Open Letters Monthly: "The thousands of fans Wilson made with his fantastic novel A Small Death in Lisbon will find everything to please them here."
Date: May 13 2015
One of the newest entries in the beguiling “World Noir” series from Europa Editions is Robert Wilson’s florid, intensely gripping You Will Never Find Me, in which his two main characters, kidnap experts Charles Boxer and Detective Inspector Mercy Danquah, are confronted with a missing-person case of the most personal kind: their daughter Amy has secretly packed up and run away from Mercy’s London home, leaving behind a note assuring her parents she has money and won’t be living on the street, asking them not to come looking for her, and ending with a line that reads like a mocking challenge: you will never find me.
Both parents are naturally shocked and mortified by this; they’ve been busy with their own lives and careers and are the first to admit their relationship with Amy has been neither attentive nor, lately, particularly caring. And their shock only deepens when they contact the police and discover that Amy was one step ahead of them there as well, having left a detailed note with the police asserting that she was leaving of her own free will, didn’t wish to be found, and was, after all, technically an adult. The two police officers who reluctantly talk to the worried parents as the novel opens are less than sympathetic, which prompts Mercy to launch into one of the bizarrely artificial yet oddly compelling arias of personal exposition to which all of Wilson’s characters are prone (reading his books is like reading a version of Richard Price who’s interested in – and competent at – plotted fiction):
‘Maybe you don’t know what it’s like to love a child,’ said Mercy. ‘There’s no choice and you don’t have any control over it from the moment they’re born. It’s not like being with a guy and thinking, look at all the grief I’m getting from this arsehole, time to move on. The child is a part of you. It would be like walking away from the best part of myself. And now she’s gone I don’t feel, thank God for that, at last I’ve got some … what’s it called? Me time, whatever that is. What I feel, Detective Sergeant Jones, is complete emptiness, as if the best love I’ve ever known has buggered off. And it’s my fault. I’m the failure. She loved me.’

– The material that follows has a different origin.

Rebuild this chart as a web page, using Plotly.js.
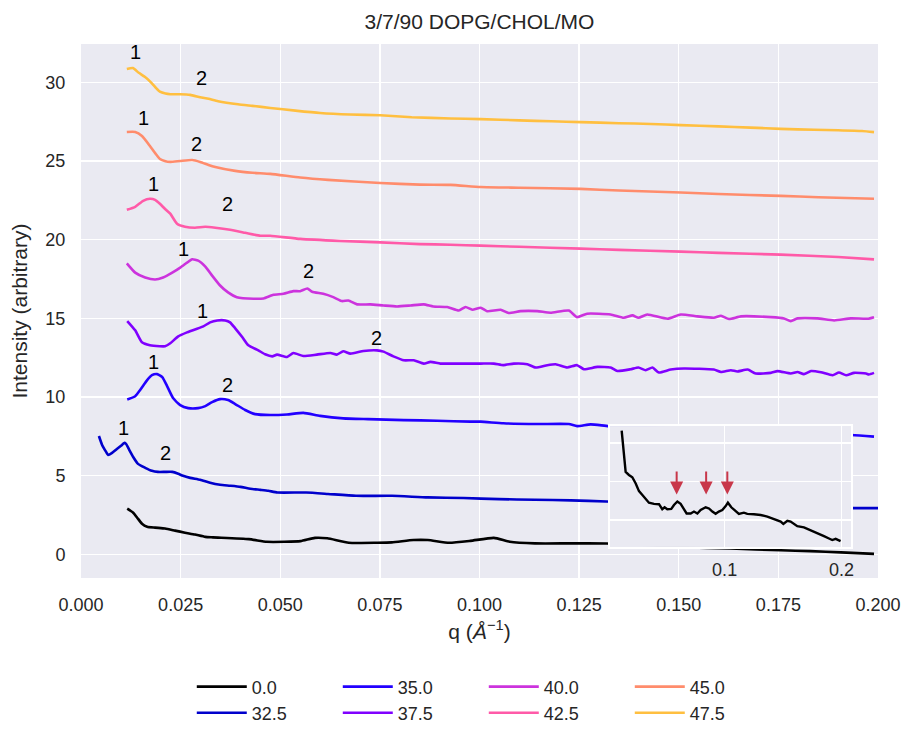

Both parents set about at once to find the daughter who doesn’t want to be found, and Wilson’s narrative is by this point already shifting between their corner of the story and the corner belonging to his book’s hands-down most interesting character, a Colombian drug dealer nicknamed El Ossito, the little bear, a heavily-muscled and seedily charismatic killer who seems never at any point in his life to have been innocent. Even his warmest memories are steeped in blood:
Pig killing. La matanza. He’d been to a few in his time. Something human tremble on the outer limits of his mind as he remembered children running around the farm while the men, having killed the pig and bled it out, scalded it and scraped off the bristles, leaving a perfectly pink corpse. This they hung up by its hocks, and, as the pit was unzipped with a blade, the women went in and hauled out the guts into massive metal bowls. The dogs came skipping around, tails wagging, heads lowering, looking for a bit of generosity. The women turned away, blood-spattered from the clean, pink corpse, as if from a freshly murdered husband.
El Ossito quickly tops the list of suspects Boxer and Danquah hope might be able to lead them to their daughter, and Wilson so expertly complicates this plot with another kidnapping that after roughly page 35 there isn’t a single dull or even static passage anywhere in the book. This is police-procedural writing elevated very nearly to Reginald Hill levels.
“Who the hell are you?” a character asks Boxer at one point, to which he replies, “I’m an angry father.” “Right,” his questioner replies, “but you’re not an ordinary angry father. You’re very cool for an angry man. You’re thinking clearly … clearly but dangerously.” It’s to Wilson’s credit that such a “clearly but dangerously” description could apply equally well to half a dozen of his characters, all of whom are etched to crisp perfection. The thousands of fans Wilson made with his fantastic novel A Small Death in Lisbon will find everything to please them here.